Go for locally sourced organic tomatoes or a quality puree

The researchers found that organic tomatoes had significantly higher levels of vitamin C, sugar and lycopene. The extra sugar improves the taste, but the increased levels of lycopene ramps up organic tomatoes' health profile. Vitamin C levels were 30+% higher in the organic tomatoes.

Tomato ketchup?

Tomato ketchup contains lycopene in similar qualities compared to a tomato sauce, but they typically contain dozens of chemical additives. Just one tablespoon of Heinz Ketchup contains 4 grams of sugar, according to the brand's website. Also many ketchup brands use high-fructose corn syrup.
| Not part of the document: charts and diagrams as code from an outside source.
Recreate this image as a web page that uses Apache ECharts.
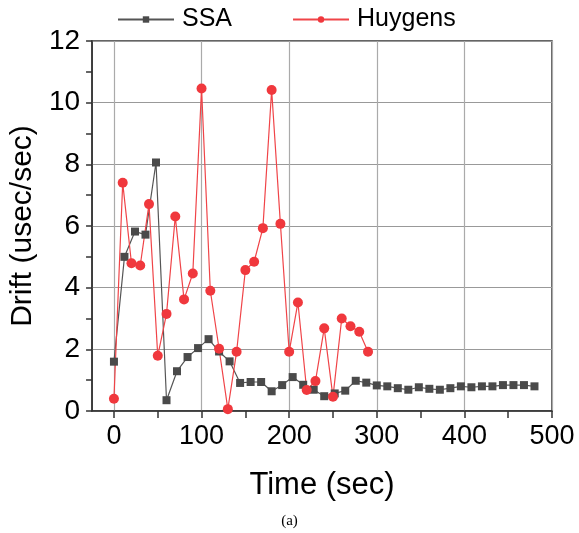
<!DOCTYPE html>
<html><head><meta charset="utf-8">
<script src="https://cdn.jsdelivr.net/npm/echarts@6/dist/echarts.min.js"></script>
<style>html,body{margin:0;padding:0;background:#fff}#c{width:579px;height:533px}</style>
</head><body><div id="c"></div>
<script>
const ssaTime = [0,12,24,36,48,60,72,84,96,108,120,132,144,156,168,180,192,204,216,228,240,252,264,276,288,300,312,324,336,348,360,372,384,396,408,420,432,444,456,468,480];
const ssaDrift = [1.6,5.0,5.82,5.72,8.06,0.35,1.29,1.75,2.04,2.33,1.93,1.61,0.91,0.94,0.94,0.64,0.84,1.10,0.85,0.69,0.48,0.57,0.66,0.98,0.92,0.83,0.80,0.74,0.69,0.77,0.72,0.69,0.74,0.80,0.77,0.80,0.80,0.84,0.84,0.84,0.80];
const huyTime = [0,10,20,30,40,50,60,70,80,90,100,110,120,130,140,150,160,170,180,190,200,210,220,230,240,250,260,270,280,290];
const huyDrift = [0.40,7.40,4.79,4.72,6.71,1.79,3.15,6.31,3.62,4.46,10.46,3.90,2.02,0.06,1.92,4.57,4.84,5.93,10.41,6.07,1.92,3.52,0.68,0.97,2.68,0.46,3.0,2.75,2.57,1.92];
const xTicks = [0,50,100,150,200,250,300,350,400,450,500];
const xLabels = [0,100,200,300,400,500];
const yTicks = [0,1,2,3,4,5,6,7,8,9,10,11,12];
const yLabels = [0,2,4,6,8,10,12];

const pair = (xs, ys) => xs.map((x, i) => [x, ys[i]]);
const chart = echarts.init(document.getElementById('c'));
const axisColor = '#333';
const font = 'Liberation Sans, Arial, sans-serif';
const hiddenAxis = {
  axisLine: {show: false, onZero: false},
  axisLabel: {show: false}
};
chart.setOption({
  animation: false,
  title: {
    text: '(a)', left: 'center', top: 509,
    textStyle: {fontFamily: 'Liberation Serif, Times New Roman, serif', fontSize: 15, fontWeight: 'normal', color: '#000'}
  },
  legend: {
    top: 2, left: 112, itemGap: 60, itemWidth: 56, itemHeight: 8,
    textStyle: {fontFamily: font, fontSize: 25, color: '#000', padding: [0,0,0,3]},
    data: ['SSA', 'Huygens']
  },
  grid: {left: 92, right: 27, top: 41, bottom: 122, show: true, borderColor: axisColor, borderWidth: 1.5, backgroundColor: 'transparent'},
  xAxis: [{
    type: 'value', min: -25, max: 500,
    name: 'Time (sec)', nameLocation: 'middle', nameGap: 59,
    nameTextStyle: {fontFamily: font, fontSize: 31, color: '#000'},
    axisLine: {show: true, onZero: false, lineStyle: {color: axisColor, width: 1.5}},
    axisTick: {show: true, inside: false, customValues: xTicks, length: 7, lineStyle: {color: axisColor, width: 1.5}},
    axisLabel: {customValues: xLabels, fontFamily: font, fontSize: 27, color: '#000', margin: 12},
    splitLine: {show: false}
  }, Object.assign({
    type: 'value', min: -25, max: 500, position: 'bottom',
    axisTick: {show: false, customValues: xLabels},
    splitLine: {show: true, lineStyle: {color: '#aaa', width: 1.2}}
  }, hiddenAxis)],
  yAxis: [{
    type: 'value', min: 0, max: 12, interval: 2,
    name: 'Drift (usec/sec)', nameLocation: 'middle', nameGap: 49,
    nameTextStyle: {fontFamily: font, fontSize: 30, color: '#000'},
    axisLine: {show: true, onZero: false, lineStyle: {color: axisColor, width: 1.5}},
    axisTick: {show: true, inside: false, customValues: yTicks, length: 6, lineStyle: {color: axisColor, width: 1.5}},
    axisLabel: {customValues: yLabels, fontFamily: font, fontSize: 28, color: '#000', margin: 12},
    splitLine: {show: false}
  }, Object.assign({
    type: 'value', min: 0, max: 12, interval: 2, position: 'left',
    axisTick: {show: false, customValues: yLabels},
    splitLine: {show: true, lineStyle: {color: '#999', width: 1.2}}
  }, hiddenAxis)],
  series: [
    {
      name: 'SSA', type: 'line', data: pair(ssaTime, ssaDrift),
      symbol: 'rect', symbolSize: 8,
      lineStyle: {color: '#555', width: 1.2},
      itemStyle: {color: '#4a4a4a'}
    },
    {
      name: 'Huygens', type: 'line', data: pair(huyTime, huyDrift),
      symbol: 'circle', symbolSize: 10,
      lineStyle: {color: '#f04448', width: 1.2},
      itemStyle: {color: '#f0383d'}
    }
  ]
});
</script></body></html>
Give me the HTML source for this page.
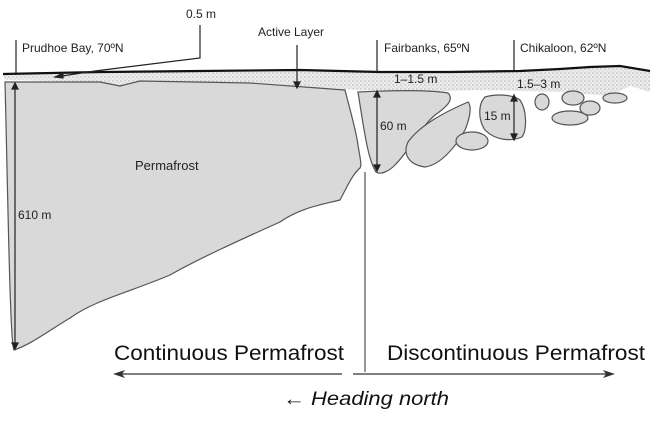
<!DOCTYPE html>
<html><head><style>
html,body{margin:0;padding:0;background:#fff;}
svg{display:block;}
</style></head><body>
<svg width="660" height="428" viewBox="0 0 660 428" xmlns="http://www.w3.org/2000/svg">
<defs>
<pattern id="dots" width="4" height="4" patternUnits="userSpaceOnUse">
<rect width="4" height="4" fill="#ececec"/>
<circle cx="1" cy="1" r="0.6" fill="#9a9a9a"/>
<circle cx="3" cy="3" r="0.5" fill="#b0b0b0"/>
</pattern>
</defs>
<path d="M3,74 L100,72 L200,71 L300,70 L380,72 L450,72 L520,71 L560,69 L590,67 L620,66 L650,71 L650,92 L630,86 L610,96 L560,92 L480,90 L420,92 L360,90 L330,88 L250,83 L140,81 L120,86 L100,82 L5,80 Z" fill="url(#dots)"/>
<path d="M3,74 L100,72 L200,71 L300,70 L380,72 L450,72 L520,71 L560,69 L590,67 L620,66 L650,71" fill="none" stroke="#111" stroke-width="2.2"/>
<path d="M5,82 L100,82 L120,86 L140,81 L250,83 L345,90 C350,110 356,130 358,145 C360,158 362,165 360,168 C352,175 348,185 340,200 C320,205 300,208 280,222 C240,240 200,258 170,275 C130,292 95,300 70,318 C50,330 30,345 14,350 C10,345 8,200 5,82 Z" fill="#d9d9d9" stroke="#555" stroke-width="1.2"/>
<path d="M358,92 C400,90 430,90 448,93 C455,100 445,108 435,115 C420,128 410,150 395,165 C388,172 380,175 376,172 C368,160 364,130 358,92 Z" fill="#d9d9d9" stroke="#555" stroke-width="1.2"/>
<path d="M468,102 C445,112 420,125 408,142 C402,155 410,165 425,167 C440,165 455,148 465,130 C470,118 472,106 468,102 Z" fill="#d9d9d9" stroke="#555" stroke-width="1.2"/>
<path d="M485,97 C495,94 512,94 520,100 C527,110 527,130 522,137 C510,142 495,140 485,130 C478,120 478,104 485,97 Z" fill="#d9d9d9" stroke="#555" stroke-width="1.2"/>
<ellipse cx="472" cy="141" rx="16" ry="9" fill="#d9d9d9" stroke="#555" stroke-width="1.2"/>
<ellipse cx="542" cy="102" rx="7" ry="8" fill="#d9d9d9" stroke="#555" stroke-width="1.2"/>
<ellipse cx="570" cy="118" rx="18" ry="7" fill="#d9d9d9" stroke="#555" stroke-width="1.2"/>
<ellipse cx="573" cy="98" rx="11" ry="7" fill="#d9d9d9" stroke="#555" stroke-width="1.2"/>
<ellipse cx="590" cy="108" rx="10" ry="7" fill="#d9d9d9" stroke="#555" stroke-width="1.2"/>
<ellipse cx="615" cy="98" rx="12" ry="5" fill="#d9d9d9" stroke="#555" stroke-width="1.2"/>
<g font-family="Liberation Sans, sans-serif" font-size="12" fill="#222">
<text x="22" y="52">Prudhoe Bay, 70ºN</text>
<text x="186" y="18">0.5 m</text>
<text x="258" y="36">Active Layer</text>
<text x="384" y="52">Fairbanks, 65ºN</text>
<text x="520" y="52">Chikaloon, 62ºN</text>
<text x="394" y="83">1–1.5 m</text>
<text x="517" y="88">1.5–3 m</text>
<text x="135" y="170" font-size="13">Permafrost</text>
<text x="18" y="219">610 m</text>
<text x="380" y="130">60 m</text>
<text x="484" y="120">15 m</text>
</g>
<g stroke="#222" stroke-width="1.2" fill="#222">
<line x1="16" y1="40" x2="16" y2="73"/>
<line x1="377" y1="40" x2="377" y2="72"/>
<line x1="514" y1="40" x2="514" y2="71"/>
<polyline points="200,25 200,58 95,71 55,77" fill="none"/>
<path d="M55,77 l8,-4 l0,5 z"/>
<line x1="297" y1="45" x2="297" y2="86"/>
<path d="M297,88 l-3,-6 l6,0 z"/>
<line x1="15" y1="87" x2="15" y2="345"/>
<path d="M15,83 l-3,6 l6,0 z"/><path d="M15,349 l-3,-6 l6,0 z"/>
<line x1="377" y1="95" x2="377" y2="167"/>
<path d="M377,91 l-3,6 l6,0 z"/><path d="M377,171 l-3,-6 l6,0 z"/>
<line x1="514" y1="98" x2="514" y2="137"/>
<path d="M514,95 l-3,6 l6,0 z"/><path d="M514,140 l-3,-6 l6,0 z"/>
</g>
<line x1="365" y1="172" x2="365" y2="372" stroke="#777" stroke-width="1.5"/>
<line x1="118" y1="374" x2="342" y2="374" stroke="#333" stroke-width="1.3"/>
<path d="M113,374 l12,-4 l-3,4 l3,4 z" fill="#333"/>
<line x1="353" y1="374" x2="610" y2="374" stroke="#333" stroke-width="1.3"/>
<path d="M615,374 l-12,-4 l3,4 l-3,4 z" fill="#333"/>
<g font-family="Liberation Sans, sans-serif" fill="#111">
<text x="114" y="360" font-size="21" textLength="230" lengthAdjust="spacingAndGlyphs">Continuous Permafrost</text>
<text x="387" y="360" font-size="21" textLength="258" lengthAdjust="spacingAndGlyphs">Discontinuous Permafrost</text>
<text x="283" y="405" font-size="19" font-style="italic" textLength="166" lengthAdjust="spacingAndGlyphs">← Heading north</text>
</g>
</svg>
</body></html>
If you or your children are ketchup addicts, then you might want to consider making your own......

Easy ketchup recipe:

  • apple cider vinegar + water
  • tomato paste (1 large 300g can)
  • 1/3 to 1/2 cup organic honey
  • salt
  • garlic powder
  • onion powder
  • optional cinnamon or allspice

Starting with tomato paste is what makes this recipe quick. Just drop all the ingredients in a medium-sized saucepan, bring to a boil and then turn to low to simmer for 15 to 20 minutes.

Tomato purée is made by lightly cooking tomatoes and then puréeing the softened product into a liquid. Tomato paste is cooked longer than its puréed counterpart. The cooked tomatoes are strained to remove the seeds and skins, before being cooked again to reduce the concentrate into a thick paste.